Source code of charts:
— START —

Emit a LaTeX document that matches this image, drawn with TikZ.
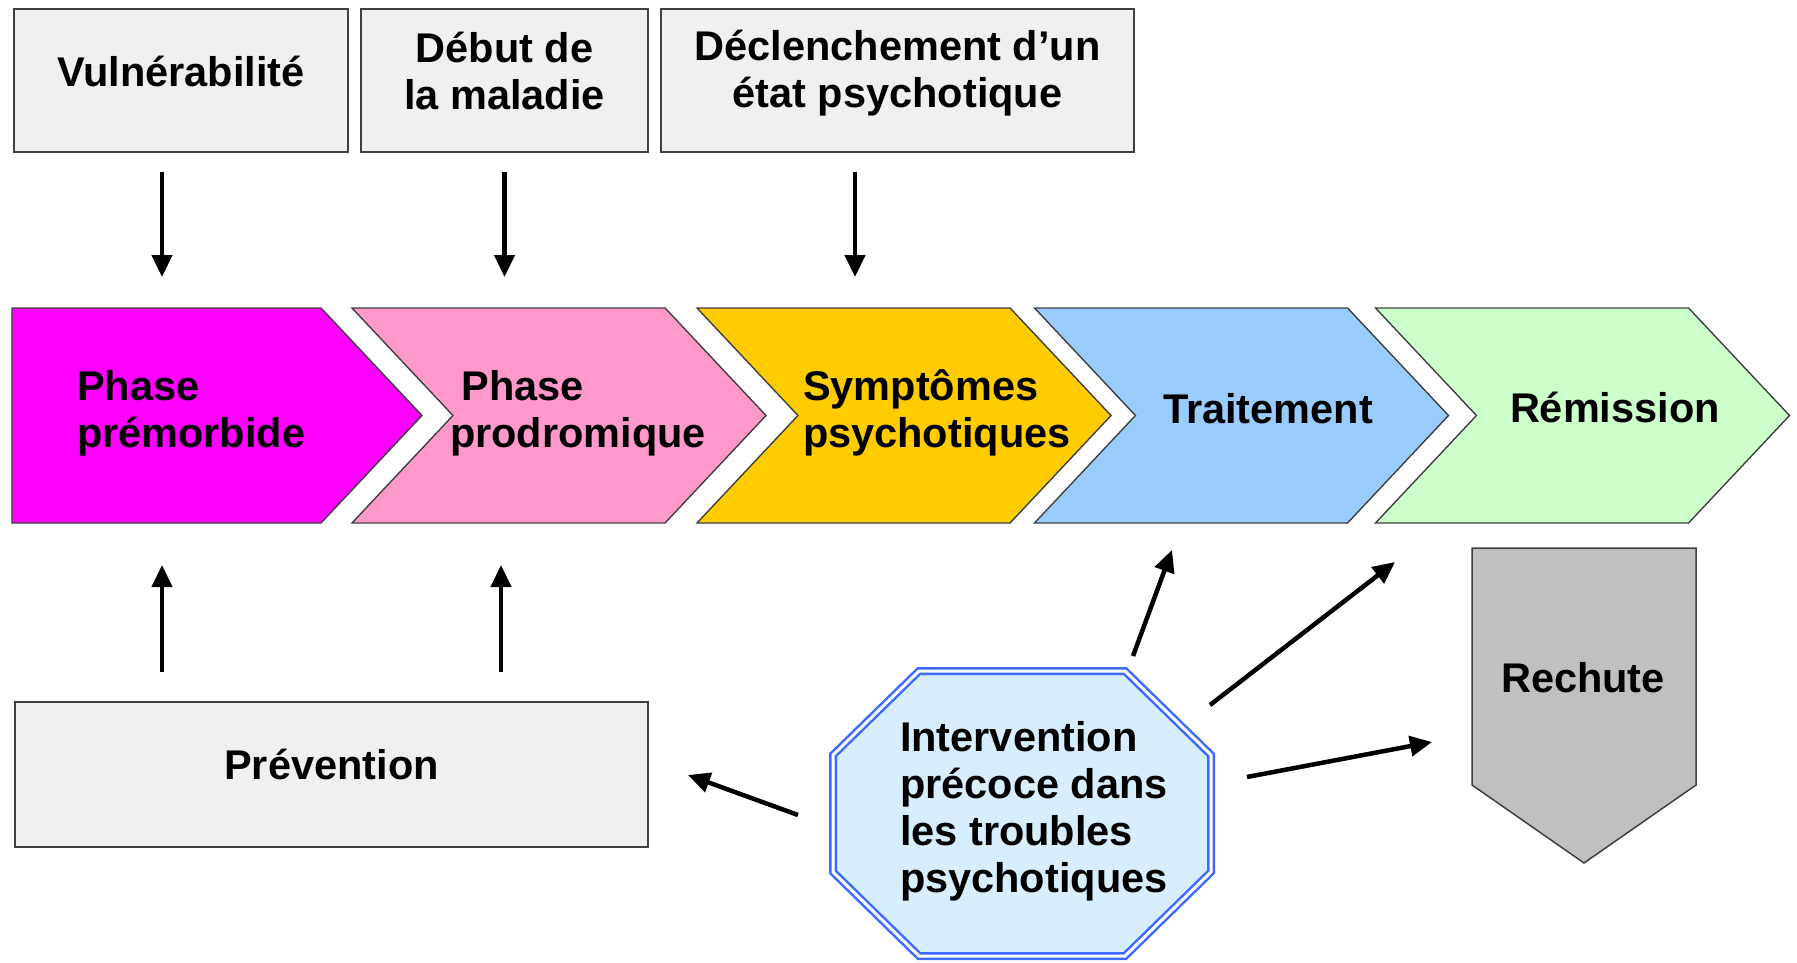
\documentclass[tikz,border=0pt]{standalone}
\usepackage{fontspec}
\setmainfont{Liberation Sans}
\usetikzlibrary{arrows.meta,shapes.symbols}

\definecolor{cLine}{HTML}{404040}
\definecolor{cBox}{HTML}{F0F0F0}
\definecolor{cMag}{HTML}{FF00FF}
\definecolor{cPink}{HTML}{FF99CC}
\definecolor{cGold}{HTML}{FFCC00}
\definecolor{cSky}{HTML}{99CCFF}
\definecolor{cMint}{HTML}{CCFFCC}
\definecolor{cGrey}{HTML}{C0C0C0}
\definecolor{cIce}{HTML}{D7EEFF}
\definecolor{cBlue}{HTML}{3D6BFF}

\tikzset{
  every node/.style={font=\fontsize{41.5}{47}\selectfont\bfseries, inner sep=0pt, outer sep=0pt},
  topbox/.style={draw=cLine, line width=1.8pt, fill=cBox, align=center, minimum height=143pt},
  chev/.style={signal, signal to=east, signal from=west, signal pointer angle=93.6,
    draw=cLine, line width=1.4pt, minimum width=414pt, minimum height=215pt},
  lbl/.style={align=left, anchor=base west},
  octo/.style={draw=cBlue, double=white, double distance=3pt, line width=2.5pt, fill=cIce},
  arr/.style={line width=4.5pt, -{Triangle[length=22pt,width=20pt]}},
}

\begin{document}
\begin{tikzpicture}[x=1pt, y=-1pt]
\useasboundingbox (0,0) rectangle (1797,963);

% top row
\node[topbox, minimum width=334pt, text height=32pt, text depth=19pt] (vuln) at (181,80.5) {Vulnérabilité};
\node[topbox, minimum width=287pt, text depth=20pt] (debut) at (504.5,80.5) {Début de\\la maladie};
\node[topbox, minimum width=473pt, text depth=24pt] (declen) at (897.5,80.5) {Déclenchement d’un\\état psychotique};

% phases
\node[chev, fill=cMag, signal from=nowhere, minimum width=410pt] (premorb) at (166.5,415.5) {};
\node[chev, fill=cPink] (prodrom) at (559,415.5) {};
\node[chev, fill=cGold] (sympt) at (904,415.5) {};
\node[chev, fill=cSky] (trait) at (1241.5,415.5) {};
\node[chev, fill=cMint] (remis) at (1582.5,415.5) {};

\node[lbl] (tPremorb) at (77,447) {Phase\\prémorbide};
\node[lbl] (tProdrom) at (450,447) {\hspace*{11.5pt}Phase\\prodromique};
\node[lbl] (tSympt) at (803,447) {Symptômes\\psychotiques};
\node[lbl] (tTrait) at (1163,423) {Traitement};
\node[lbl] (tRemis) at (1510,422) {Rémission};

% lower row
\node[topbox, minimum width=633pt, minimum height=145pt, text height=32pt, text depth=23pt] (prev) at (331.5,774.5) {Prévention};
\node[signal, signal to=south, signal from=nowhere, signal pointer angle=110.3,
  draw=cLine, line width=1.5pt, fill=cGrey, minimum width=224pt, minimum height=237pt] (rechute) at (1584,666.5) {};
\node[anchor=base] (tRechute) at (1583,692) {Rechute};

\node[minimum width=378pt, minimum height=285pt] (interv) at (1022,813.5) {};
\draw[octo] ([xshift=86pt]interv.north west) -- ([xshift=-86pt]interv.north east)
  -- ([yshift=-84pt]interv.north east) -- ([yshift=84pt]interv.south east)
  -- ([xshift=-86pt]interv.south east) -- ([xshift=86pt]interv.south west)
  -- ([yshift=84pt]interv.south west) -- ([yshift=-84pt]interv.north west) -- cycle;
\node[lbl] (tInterv) at (900,892) {Intervention\\précoce dans\\les troubles\\psychotiques};

% arrows
\draw[arr] ([xshift=-19pt,yshift=-20pt]vuln.south) -- ++(0,105);
\draw[arr] ([yshift=-20pt]debut.south) -- ++(0,105);
\draw[arr] ([xshift=-42.5pt,yshift=-20pt]declen.south) -- ++(0,105);
\draw[arr] ([xshift=-169.5pt,yshift=30pt]prev.north) -- ++(0,-107);
\draw[arr] ([xshift=169.5pt,yshift=30pt]prev.north) -- ++(0,-107);
\draw[arr] ([shift={(111,-157.5)}]interv.center) -- ++(39,-106);
\draw[arr] ([shift={(188,-108.5)}]interv.center) -- ++(185,-143);
\draw[arr] ([shift={(225,-36.5)}]interv.center) -- ++(185,-35);
\draw[arr] ([shift={(-224,1.5)}]interv.center) -- ++(-110,-40);
\end{tikzpicture}
\end{document}
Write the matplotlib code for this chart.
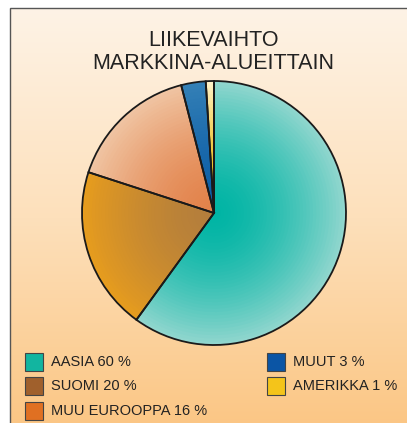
import numpy as np
import matplotlib
matplotlib.use("Agg")
import matplotlib.pyplot as plt
from matplotlib.colors import to_rgb, LinearSegmentedColormap
from matplotlib.patches import Rectangle

# data
labels = ["AASIA", "SUOMI", "MUU EUROOPPA", "MUUT", "AMERIKKA"]
values = [60, 20, 16, 3, 1]
legend_colors = ["#12b5a0", "#a0602c", "#e07022", "#0b55a5", "#f4c41a"]
# radial gradient: colour at centre -> colour at rim
center_colors = ["#00b4a4", "#b47e3c", "#e2824a", "#0d5ea6", "#e8b400"]
edge_colors = ["#90d6ce", "#e69c1e", "#f0c4a2", "#3480b6", "#fff2c8"]

plt.rcParams["font.family"] = ["Liberation Sans", "DejaVu Sans"]

W, H = 407, 423
fig = plt.figure(figsize=(W / 100, H / 100), dpi=100)
ax = fig.add_axes([0, 0, 1, 1])
ax.set_xlim(0, W)
ax.set_ylim(0, H)
ax.axis("off")

# background panel with vertical gradient
bg = LinearSegmentedColormap.from_list("bg", ["#fbc684", "#fde0bb", "#fef3e6"])
grad = np.linspace(0, 1, 256).reshape(-1, 1)
ax.imshow(grad, cmap=bg, origin="lower", aspect="auto",
          extent=(10, W + 5, -5, H - 8), zorder=0)
ax.add_patch(Rectangle((10, -5), W, H - 3, fill=False, ec="#555555", lw=1.0, zorder=1))

# pie with radial shading (rim lightens faster than centre)
cx, cy, R = 214, 210, 132
n = 40
for i in range(n):
    t = 1 - i / n
    r = R * t
    w = t ** 1.6
    cols = [tuple(np.array(to_rgb(c0)) * (1 - w) + np.array(to_rgb(c1)) * w)
            for c0, c1 in zip(center_colors, edge_colors)]
    ax.pie(values, colors=cols, radius=r, center=(cx, cy), startangle=90,
           counterclock=False, wedgeprops=dict(lw=0, antialiased=True), frame=True)
ax.pie(values, colors=["none"] * len(values), radius=R, center=(cx, cy), startangle=90,
       counterclock=False, wedgeprops=dict(lw=1.3, edgecolor="#1a1a1a", fill=False),
       frame=True)
ax.set_xlim(0, W)
ax.set_ylim(0, H)
ax.set_aspect("equal")
ax.axis("off")

# title
ax.text(213, H - 40, "LIIKEVAIHTO", ha="center", va="center",
        fontsize=15.5, color="#222222")
ax.text(213, H - 63, "MARKKINA-ALUEITTAIN", ha="center", va="center",
        fontsize=15.5, color="#222222")

# legend
pos = [(25, 362), (25, 386), (25, 411), (267, 362), (267, 386)]
for (x, y), lab, v, c in zip(pos, labels, values, legend_colors):
    ax.add_patch(Rectangle((x, H - y - 9), 18, 18, fc=c, ec="#444444", lw=0.8, zorder=3))
    ax.text(x + 26, H - y, f"{lab} {v} %", ha="left", va="center",
            fontsize=10.5, color="#222222")

fig.savefig("out.png", dpi=100)
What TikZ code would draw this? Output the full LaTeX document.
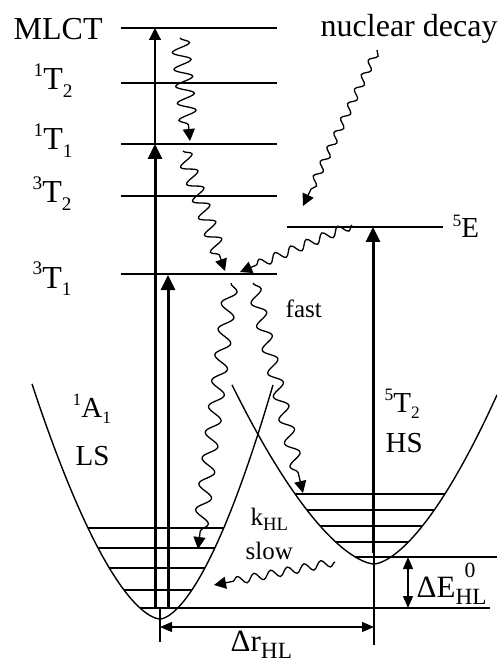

— END —

The lines from the start of the data through the line that contains "(tRemis) at (1510,422)" are to be returned exactly, please, with both ends included and every picture left out.

Emit a LaTeX document that matches this image, drawn with TikZ.
\documentclass[tikz,border=0pt]{standalone}
\usepackage{fontspec}
\setmainfont{Liberation Sans}
\usetikzlibrary{arrows.meta,shapes.symbols}

\definecolor{cLine}{HTML}{404040}
\definecolor{cBox}{HTML}{F0F0F0}
\definecolor{cMag}{HTML}{FF00FF}
\definecolor{cPink}{HTML}{FF99CC}
\definecolor{cGold}{HTML}{FFCC00}
\definecolor{cSky}{HTML}{99CCFF}
\definecolor{cMint}{HTML}{CCFFCC}
\definecolor{cGrey}{HTML}{C0C0C0}
\definecolor{cIce}{HTML}{D7EEFF}
\definecolor{cBlue}{HTML}{3D6BFF}

\tikzset{
  every node/.style={font=\fontsize{41.5}{47}\selectfont\bfseries, inner sep=0pt, outer sep=0pt},
  topbox/.style={draw=cLine, line width=1.8pt, fill=cBox, align=center, minimum height=143pt},
  chev/.style={signal, signal to=east, signal from=west, signal pointer angle=93.6,
    draw=cLine, line width=1.4pt, minimum width=414pt, minimum height=215pt},
  lbl/.style={align=left, anchor=base west},
  octo/.style={draw=cBlue, double=white, double distance=3pt, line width=2.5pt, fill=cIce},
  arr/.style={line width=4.5pt, -{Triangle[length=22pt,width=20pt]}},
}

\begin{document}
\begin{tikzpicture}[x=1pt, y=-1pt]
\useasboundingbox (0,0) rectangle (1797,963);

% top row
\node[topbox, minimum width=334pt, text height=32pt, text depth=19pt] (vuln) at (181,80.5) {Vulnérabilité};
\node[topbox, minimum width=287pt, text depth=20pt] (debut) at (504.5,80.5) {Début de\\la maladie};
\node[topbox, minimum width=473pt, text depth=24pt] (declen) at (897.5,80.5) {Déclenchement d’un\\état psychotique};

% phases
\node[chev, fill=cMag, signal from=nowhere, minimum width=410pt] (premorb) at (166.5,415.5) {};
\node[chev, fill=cPink] (prodrom) at (559,415.5) {};
\node[chev, fill=cGold] (sympt) at (904,415.5) {};
\node[chev, fill=cSky] (trait) at (1241.5,415.5) {};
\node[chev, fill=cMint] (remis) at (1582.5,415.5) {};

\node[lbl] (tPremorb) at (77,447) {Phase\\prémorbide};
\node[lbl] (tProdrom) at (450,447) {\hspace*{11.5pt}Phase\\prodromique};
\node[lbl] (tSympt) at (803,447) {Symptômes\\psychotiques};
\node[lbl] (tTrait) at (1163,423) {Traitement};
\node[lbl] (tRemis) at (1510,422) {Rémission};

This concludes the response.